Very little gold circulated in central Europe during the Dark Ages. Gold coin production did not really resume in Europe until the 13th century when Florence, at the peak of its power, began minting the florin. The dominant coin for large transactions, it was minted for almost 300 years.
The successors to the Byzantines were the Venetians, who amassed power based on maintaining a positive trade balance. They exported dramatically more than they imported, and that difference was covered by gold.
In 1204, Crusaders from Europe, allied with the Venetians, sacked Constantinople and carried off much of the gold and treasures back to Venice. The Venetians were now fabulously wealthy, particularly in gold. Like the empires before them, they minted their own gold coin: the ducat, which became the standard gold coin for the next 400 years.
But the European economy was expanding, and more gold was needed. The supply was about to expand dramatically. Columbus set sail in 1492 to find a new route to Asia. "Get gold, humanely if you can, but at all hazards, get gold," was the legendary instruction of the Spanish King Ferdinand to his subjects.
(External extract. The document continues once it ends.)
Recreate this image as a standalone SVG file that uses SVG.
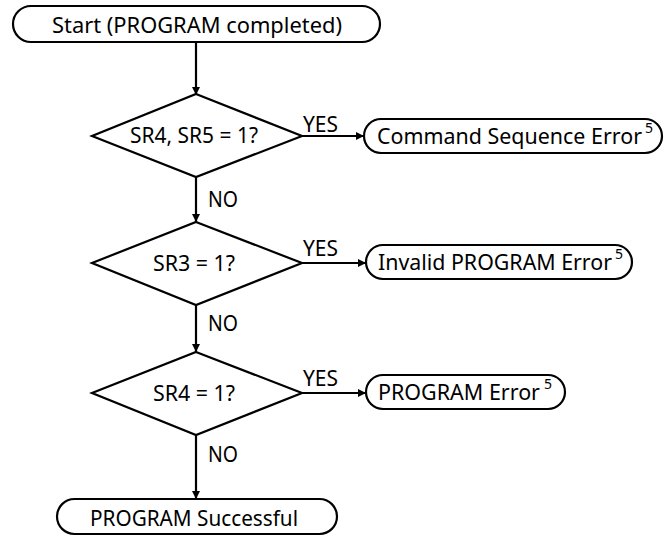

They got it. First they confiscated gold from the Incas, then they began new production on the backs of the enslaved natives.
The result was an enormous increase in the global supply of gold. For a short while, Spain was the mightiest empire in the world. But within a century of Columbus' voyage, the gold supply began to dry up, and the vast horde that Spain had amassed was wasted in the 16th and 17th centuries on ruinous wars with England, France and other countries.
The Spanish empire had its gold coin: the doubloon, minted in Spain, Mexico, and Peru.